Indian towns fare poorly on basic infra, socio-economic indicators
A first of its kind study on the state of India’s small towns – those with a population of less than one lakh – has come up with a grim picture of these mushrooming urban settlementsindia Updated: Oct 03, 2016 17:31 IST
A first of its kind study on the state of India’s small towns – those with a population of less than one lakh – has come up with a grim picture of these mushrooming urban settlements.
Though the numbers of such towns have grown by 157 % -- from 2223 in 1961 to 5705 in 2011, they have “enormous backlogs” when it comes to basic infrastructure and socio-economic indicators vis-à-vis metro cities with a million plus population, according to the study done during 2015-16 by National Institute of Urban Affairs (NIUA), an autonomous body under the union urban development ministry.
The report “Towns of India” based on secondary data from 2011 Population Census was released by urban development minister M Venkaiah Naidu on Monday.
Overall, Tamil Nadu has the largest number of towns (795) followed by Uttar Pradesh (709).
On the basic infrastructure index, two industrial townships in Gujarat-- Reliance Complex and Gujarat State Fertilizers and Chemichals Limited in Motikhavdi Sikka were rated the best while Lalpur in West Bengal was the worst.
Of the 5705, only 14 largely industrial townships have 100% coverage of households through tap water. There are six towns where tap water is not available and households are completely dependent on ground water. In all,
61.7% of the households have access to tap water, which is lower than urban India’s figure of 70.6 %.
Also, only 24 towns have all households covered with drainage facilities, while the coverage is less than 50 % in 1666 towns. Drainage system is completely non-existent in 7 towns of India. Besides, 69.3% of the towns have access to toilets as compared to 87.4% in urban India while just 11.2% of the towns have access to piped sewer.
“This indicates that small towns are not fully integrated in the urban fabric of the nation and adequate investments have to be made. If these towns were better equipped to steer their economic assets and development, the national Gross Domestic Product could be increased, with significant benefits reducing rural poverty in the hinterlands,” said Professor Debolina Kundu of NIUA who is also the lead author of the report.

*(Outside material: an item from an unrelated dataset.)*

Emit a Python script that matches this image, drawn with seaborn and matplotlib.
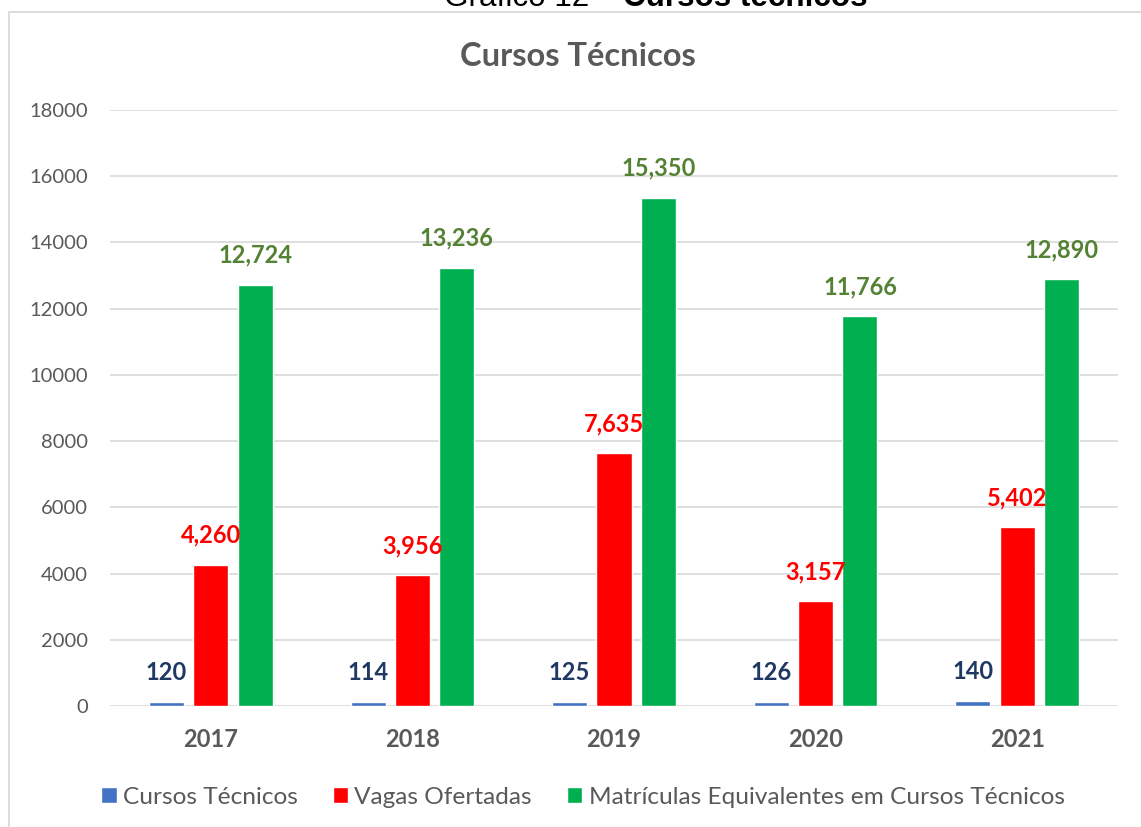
import matplotlib
matplotlib.use("Agg")
import matplotlib.pyplot as plt
import matplotlib.patches as mpatches
import pandas as pd
import seaborn as sns

# --- data -------------------------------------------------------------
years = ["2017", "2018", "2019", "2020", "2021"]
series = ["Cursos Técnicos", "Vagas Ofertadas",
          "Matrículas Equivalentes em Cursos Técnicos"]
cursos = [120, 114, 125, 126, 140]
vagas = [4260, 3956, 7635, 3157, 5402]
matriculas = [12724, 13236, 15350, 11766, 12890]
y_ticks = [0, 2000, 4000, 6000, 8000, 10000, 12000, 14000, 16000, 18000]

bar_colors = ["#4472C4", "#FF0000", "#00B050"]
label_colors = ["#1F3864", "#FF0000", "#548235"]
text_gray = "#595959"
grid_gray = "#D9D9D9"

df = pd.DataFrame({
    "ano": years * 3,
    "serie": [s for s in series for _ in years],
    "valor": cursos + vagas + matriculas,
})

sns.set_theme(style="white")
plt.rcParams["font.family"] = ["Lato", "DejaVu Sans"]

W, H = 1141, 827
fig = plt.figure(figsize=(W / 100, H / 100), dpi=100)
ax = fig.add_axes([110 / W, 1 - 706 / H, (1118 - 110) / W, (706 - 110) / H])

sns.barplot(data=df, x="ano", y="valor", hue="serie", order=years,
            hue_order=series, palette=bar_colors, width=0.66, gap=0.21,
            saturation=1, ax=ax, errorbar=None)

ax.set_ylim(0, 18000)
ax.set_yticks(y_ticks)
ax.set_yticklabels([str(t) for t in y_ticks])
ax.set_xlabel("")
ax.set_ylabel("")
for s in ax.spines.values():
    s.set_visible(False)
ax.yaxis.grid(True, color=grid_gray, linewidth=1.2)
ax.set_axisbelow(True)
ax.tick_params(axis="y", length=0, pad=16, labelsize=14.5, labelcolor=text_gray)
ax.tick_params(axis="x", length=0, pad=16, labelsize=17, labelcolor=text_gray)
for lbl in ax.get_xticklabels():
    lbl.set_fontweight("bold")

# value labels above each bar
for cont, col in zip(ax.containers, label_colors):
    ax.bar_label(cont, labels=[f"{int(v.get_height()):,}" for v in cont],
                 padding=13, color=col, fontsize=17, fontweight="bold")

# legend under the plot
handles, labels = ax.get_legend_handles_labels()
ax.get_legend().remove()
fig.legend(handles, labels, loc="center", bbox_to_anchor=(583 / W, 1 - 797 / H),
           ncol=3, frameon=False, fontsize=17.6, labelcolor=text_gray,
           handlelength=0.62, handleheight=0.62, handletextpad=0.25,
           columnspacing=1.45)

# chart title
fig.text(578 / W, 1 - 56 / H, "Cursos Técnicos", ha="center", va="center",
         fontsize=23.5, fontweight="bold", color=text_gray)

# caption above the chart frame
fig.text(616 / W, 1 - 6 / H, "Gráfico 12 –", ha="right", va="baseline",
         fontsize=22.6, color="black", family=["Liberation Sans", "DejaVu Sans"])
fig.text(623 / W, 1 - 6 / H, "Cursos técnicos", ha="left", va="baseline",
         fontsize=22.6, fontweight="bold", color="black",
         family=["Liberation Sans", "DejaVu Sans"])

# chart frame
frame = mpatches.Rectangle((8.5 / W, -0.05), 1.2, 1.05 - 11.5 / H,
                           transform=fig.transFigure, fill=False,
                           edgecolor=grid_gray, linewidth=1.3)
fig.add_artist(frame)

fig.savefig("out.png", dpi=100)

Slums abound in small towns
Out of the 5705 towns, slums were reported in 1893. The share of slum population is more than 50% in 252 towns. The study found that in seven towns the entire population lives in slums. These include three in Uttar Pradesh (Safipur, Ugu and Nyotini), three in Jammu and Kashmir (Hajan, Magam and Beerwah) and Nayabazar notified bazaar area in Sikkim. Valparai in Tamil Nadu and Hojai in Assam have the lowest share of slum population.
Fastest growing towns
Bishnupur in West Bengal registered the highest annual exponential growth rate of 27% followed by Namchi in Sikkim at 25% and Pandharpur in Maharashtra at 23%. As many as 539 towns have experienced a higher growth than the average of 2.25 %.
The slowest growth rates have been recorded in Pachora in Maharastra, followed by Rayagada in Odisha and Colgong in Bihar.
In all, 65 towns were found to be best in all the four indicators of infrastructure performance – access to tap water from treated source, flush latrine facility with piped sewer and bathroom within premises, waste water outlet connected to closed drains. “This set of towns has the potential to finance infrastructure by improving the tax base and user charges. Also, financing could be possible through institutional funding,” the report states.
There were 3354 towns categorized as “laggards” with visibly deficient in basic infrastructure which also affects their economic performance.
“This report will help the government in informed decision making and may help formulate a stratified urban policy. If these towns are developed at the inception stage itself with aid of smart technology, we can address the urban challenges before they become unmanageable,” Kundu added.